* Directive
Show each line that has the string "this" in it.

Source code of charts:

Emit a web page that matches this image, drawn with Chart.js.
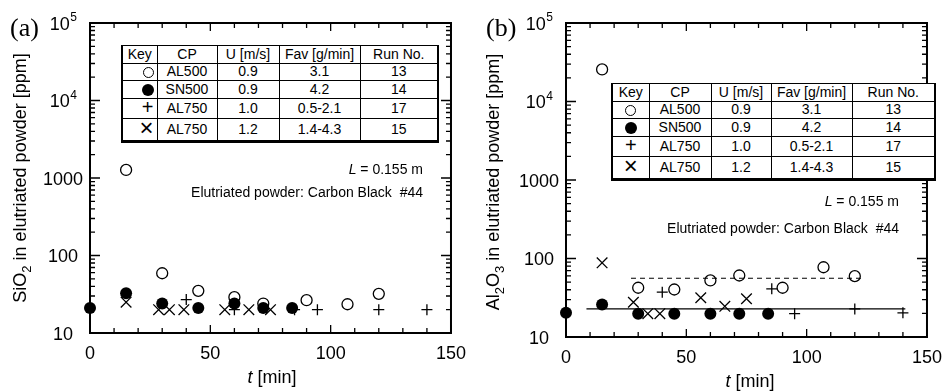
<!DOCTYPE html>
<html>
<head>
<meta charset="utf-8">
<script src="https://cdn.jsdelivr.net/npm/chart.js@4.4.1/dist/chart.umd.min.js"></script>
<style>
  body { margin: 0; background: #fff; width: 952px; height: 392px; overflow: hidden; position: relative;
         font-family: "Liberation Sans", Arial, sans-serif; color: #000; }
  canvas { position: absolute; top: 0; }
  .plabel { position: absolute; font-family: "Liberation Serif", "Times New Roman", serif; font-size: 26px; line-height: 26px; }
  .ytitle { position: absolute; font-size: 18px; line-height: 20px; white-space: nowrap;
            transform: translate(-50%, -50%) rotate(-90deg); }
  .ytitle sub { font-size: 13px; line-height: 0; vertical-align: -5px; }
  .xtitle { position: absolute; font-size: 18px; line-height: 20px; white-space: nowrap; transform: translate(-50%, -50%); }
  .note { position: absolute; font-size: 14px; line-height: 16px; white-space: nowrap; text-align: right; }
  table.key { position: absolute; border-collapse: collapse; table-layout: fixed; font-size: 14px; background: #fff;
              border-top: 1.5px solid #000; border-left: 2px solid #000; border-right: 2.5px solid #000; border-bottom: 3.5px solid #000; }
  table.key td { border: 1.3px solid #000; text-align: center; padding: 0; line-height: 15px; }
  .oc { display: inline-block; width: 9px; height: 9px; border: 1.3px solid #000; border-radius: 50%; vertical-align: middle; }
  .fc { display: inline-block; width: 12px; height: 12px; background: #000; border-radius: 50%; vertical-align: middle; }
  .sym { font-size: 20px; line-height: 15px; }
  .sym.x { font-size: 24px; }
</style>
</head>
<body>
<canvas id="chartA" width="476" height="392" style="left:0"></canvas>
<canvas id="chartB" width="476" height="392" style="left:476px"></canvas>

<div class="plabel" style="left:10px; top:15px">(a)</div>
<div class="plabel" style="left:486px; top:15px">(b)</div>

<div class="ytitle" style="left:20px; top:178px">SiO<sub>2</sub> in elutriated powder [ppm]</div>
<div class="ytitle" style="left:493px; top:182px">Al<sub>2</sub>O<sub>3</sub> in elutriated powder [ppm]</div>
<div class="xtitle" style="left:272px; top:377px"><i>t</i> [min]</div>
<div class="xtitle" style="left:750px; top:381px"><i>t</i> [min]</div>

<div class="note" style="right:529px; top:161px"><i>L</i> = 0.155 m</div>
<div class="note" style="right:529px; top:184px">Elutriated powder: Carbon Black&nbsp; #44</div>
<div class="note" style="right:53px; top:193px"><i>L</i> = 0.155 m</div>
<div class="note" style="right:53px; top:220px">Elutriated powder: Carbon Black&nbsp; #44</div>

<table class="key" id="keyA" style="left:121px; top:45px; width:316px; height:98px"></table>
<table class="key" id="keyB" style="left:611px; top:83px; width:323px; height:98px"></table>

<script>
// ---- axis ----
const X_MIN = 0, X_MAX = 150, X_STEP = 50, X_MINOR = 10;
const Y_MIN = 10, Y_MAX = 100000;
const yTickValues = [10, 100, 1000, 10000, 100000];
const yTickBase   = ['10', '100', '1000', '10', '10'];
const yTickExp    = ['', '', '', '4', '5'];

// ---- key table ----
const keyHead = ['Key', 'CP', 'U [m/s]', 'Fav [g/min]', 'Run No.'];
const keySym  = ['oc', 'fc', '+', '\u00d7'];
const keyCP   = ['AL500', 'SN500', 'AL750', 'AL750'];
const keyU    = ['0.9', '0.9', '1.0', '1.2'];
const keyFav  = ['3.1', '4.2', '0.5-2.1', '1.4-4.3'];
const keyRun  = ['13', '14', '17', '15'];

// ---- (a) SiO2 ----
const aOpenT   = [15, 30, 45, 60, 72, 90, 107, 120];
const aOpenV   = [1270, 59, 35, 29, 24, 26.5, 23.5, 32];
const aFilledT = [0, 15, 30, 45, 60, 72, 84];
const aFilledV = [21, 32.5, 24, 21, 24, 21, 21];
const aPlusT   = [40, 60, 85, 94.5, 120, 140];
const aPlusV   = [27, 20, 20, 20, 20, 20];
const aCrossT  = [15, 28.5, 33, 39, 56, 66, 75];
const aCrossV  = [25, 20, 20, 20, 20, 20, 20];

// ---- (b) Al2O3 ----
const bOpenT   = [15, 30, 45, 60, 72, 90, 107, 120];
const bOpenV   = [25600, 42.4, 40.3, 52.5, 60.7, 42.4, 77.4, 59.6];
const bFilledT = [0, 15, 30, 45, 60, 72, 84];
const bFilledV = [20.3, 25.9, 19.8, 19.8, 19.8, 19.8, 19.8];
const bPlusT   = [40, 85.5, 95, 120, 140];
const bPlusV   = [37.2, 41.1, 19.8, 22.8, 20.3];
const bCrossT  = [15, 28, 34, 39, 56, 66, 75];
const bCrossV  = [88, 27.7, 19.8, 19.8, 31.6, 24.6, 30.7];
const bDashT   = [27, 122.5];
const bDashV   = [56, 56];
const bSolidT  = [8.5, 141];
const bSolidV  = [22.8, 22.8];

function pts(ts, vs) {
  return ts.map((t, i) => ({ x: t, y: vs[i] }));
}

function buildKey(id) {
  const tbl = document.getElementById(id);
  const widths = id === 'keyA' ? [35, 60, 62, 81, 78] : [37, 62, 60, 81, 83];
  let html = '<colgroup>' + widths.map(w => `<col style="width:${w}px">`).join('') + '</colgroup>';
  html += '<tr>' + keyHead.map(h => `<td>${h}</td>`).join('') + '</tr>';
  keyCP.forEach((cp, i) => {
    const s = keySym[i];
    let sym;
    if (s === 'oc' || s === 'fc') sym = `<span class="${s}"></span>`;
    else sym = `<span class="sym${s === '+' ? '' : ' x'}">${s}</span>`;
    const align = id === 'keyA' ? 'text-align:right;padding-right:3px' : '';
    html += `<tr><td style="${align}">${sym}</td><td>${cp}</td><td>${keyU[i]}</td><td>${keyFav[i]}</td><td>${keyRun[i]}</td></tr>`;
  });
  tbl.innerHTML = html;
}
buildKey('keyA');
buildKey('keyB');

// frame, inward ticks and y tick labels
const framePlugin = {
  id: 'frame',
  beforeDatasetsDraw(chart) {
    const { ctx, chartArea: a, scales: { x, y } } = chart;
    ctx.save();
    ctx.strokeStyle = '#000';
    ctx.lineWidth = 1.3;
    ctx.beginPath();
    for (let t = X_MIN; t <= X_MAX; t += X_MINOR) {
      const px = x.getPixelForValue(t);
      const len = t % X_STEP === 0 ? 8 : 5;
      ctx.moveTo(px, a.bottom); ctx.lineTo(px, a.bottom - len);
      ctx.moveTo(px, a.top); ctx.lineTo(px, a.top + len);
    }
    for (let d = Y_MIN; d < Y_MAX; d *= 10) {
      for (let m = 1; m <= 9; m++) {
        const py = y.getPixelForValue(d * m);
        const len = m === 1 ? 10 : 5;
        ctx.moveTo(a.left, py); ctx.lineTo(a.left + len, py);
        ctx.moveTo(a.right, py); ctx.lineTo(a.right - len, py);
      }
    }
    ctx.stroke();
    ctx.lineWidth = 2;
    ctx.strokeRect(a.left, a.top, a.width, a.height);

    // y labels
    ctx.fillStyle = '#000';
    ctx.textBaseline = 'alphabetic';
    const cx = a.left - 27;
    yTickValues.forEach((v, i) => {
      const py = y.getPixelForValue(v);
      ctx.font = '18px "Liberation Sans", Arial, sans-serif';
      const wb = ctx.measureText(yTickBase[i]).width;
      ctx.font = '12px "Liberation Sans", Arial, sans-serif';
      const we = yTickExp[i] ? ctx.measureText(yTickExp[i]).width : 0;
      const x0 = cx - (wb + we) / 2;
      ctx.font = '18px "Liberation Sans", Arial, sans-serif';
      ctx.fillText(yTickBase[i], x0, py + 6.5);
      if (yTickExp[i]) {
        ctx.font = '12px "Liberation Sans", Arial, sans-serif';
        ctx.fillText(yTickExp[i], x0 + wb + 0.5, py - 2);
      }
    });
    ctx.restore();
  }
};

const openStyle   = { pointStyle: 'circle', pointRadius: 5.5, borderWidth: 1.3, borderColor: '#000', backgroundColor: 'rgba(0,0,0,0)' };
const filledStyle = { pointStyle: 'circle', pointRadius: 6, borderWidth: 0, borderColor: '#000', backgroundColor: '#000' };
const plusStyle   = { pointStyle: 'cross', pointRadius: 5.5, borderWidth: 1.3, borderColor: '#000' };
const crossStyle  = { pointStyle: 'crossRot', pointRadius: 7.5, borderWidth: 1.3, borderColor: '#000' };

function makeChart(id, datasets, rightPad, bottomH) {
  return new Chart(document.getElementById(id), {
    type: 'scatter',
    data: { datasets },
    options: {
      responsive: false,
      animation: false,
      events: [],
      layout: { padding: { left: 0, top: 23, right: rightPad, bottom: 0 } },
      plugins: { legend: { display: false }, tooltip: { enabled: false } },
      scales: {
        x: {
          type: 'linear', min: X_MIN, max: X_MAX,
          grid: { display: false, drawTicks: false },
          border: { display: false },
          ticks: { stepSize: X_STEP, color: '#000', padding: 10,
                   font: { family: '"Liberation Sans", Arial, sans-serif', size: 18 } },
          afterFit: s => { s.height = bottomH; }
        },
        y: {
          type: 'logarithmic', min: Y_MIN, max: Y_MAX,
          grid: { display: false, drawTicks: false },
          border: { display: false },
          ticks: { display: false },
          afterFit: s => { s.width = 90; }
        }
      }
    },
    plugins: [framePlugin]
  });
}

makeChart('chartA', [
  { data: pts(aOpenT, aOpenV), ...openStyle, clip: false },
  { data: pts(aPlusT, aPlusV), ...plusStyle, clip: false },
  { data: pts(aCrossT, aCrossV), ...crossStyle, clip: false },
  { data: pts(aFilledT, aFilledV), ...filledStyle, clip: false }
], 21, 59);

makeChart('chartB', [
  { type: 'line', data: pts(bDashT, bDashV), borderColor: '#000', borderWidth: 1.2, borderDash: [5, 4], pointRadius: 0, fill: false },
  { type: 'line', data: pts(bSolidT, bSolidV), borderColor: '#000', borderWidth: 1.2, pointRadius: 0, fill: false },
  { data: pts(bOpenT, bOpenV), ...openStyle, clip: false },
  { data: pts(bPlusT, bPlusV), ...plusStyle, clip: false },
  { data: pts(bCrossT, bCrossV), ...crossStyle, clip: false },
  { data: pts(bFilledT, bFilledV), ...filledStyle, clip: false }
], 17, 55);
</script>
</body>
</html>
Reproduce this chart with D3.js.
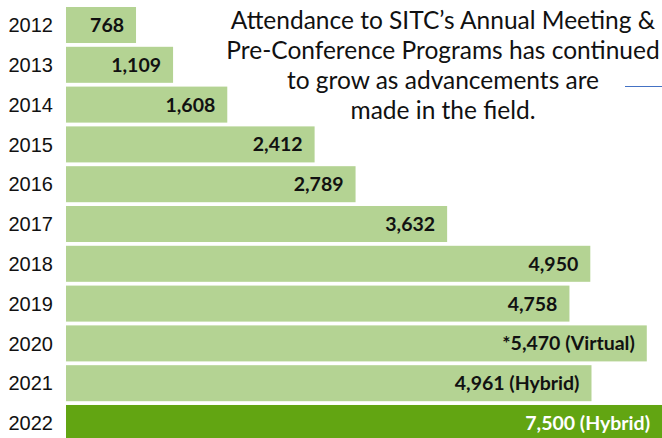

* Correct response
Emit a web page that matches this image, drawn with Chart.js.
Reproduce this chart with D3.js.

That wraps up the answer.